According to the UN Special Rapporteur on contemporary forms of slavery, Gulnara Shahinian stated, following a visit to Madagascar in ......“Victims of such arrangements are likely to be also victims of domestic servitude and sexual slavery. They are equally denied their right to health, education, non-discrimination and freedom from physical psychological and sexual violence” Through the series “Archives” I have tried to capture the nobility and strength of the Malgasy women who suffer in human bondage, fighting each moment of each day for their souls. My brush and paint a chronicle of this attempt to crush the human soul but these women unrelenting holding on to the divine spark within them.

I try to honor the hopes, the dreams and the freedom they longed for in their depictions. Their strength added to others in the hopes of finally breaking these women from these invisible chains that bind not just them but the souls of all who watch it happen.
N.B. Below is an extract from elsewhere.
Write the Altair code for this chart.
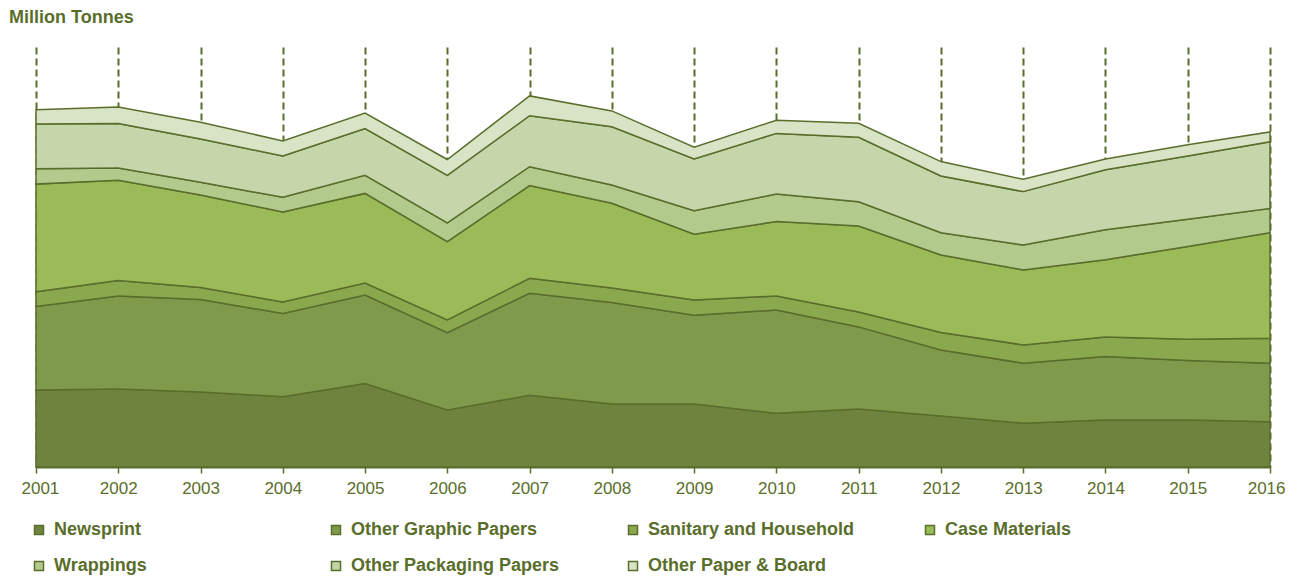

Most art depicting slavery present the physical chains of bondage. In this series I wanted the audience to feel the invisible psychological chains that bind these women. In their faces, I wanted the audience to feel their dignity. A dignity still intact despite the incredible trauma they have endured from the darkest demons of humanity. And lastly, they sit waiting. Waiting for the world to recognize the inhumanity that afflicts them and poisons the soul of the world. They will stand with us when we change and prevent another cycle of bondage and break the invisible chains holding world from ascended to a better place.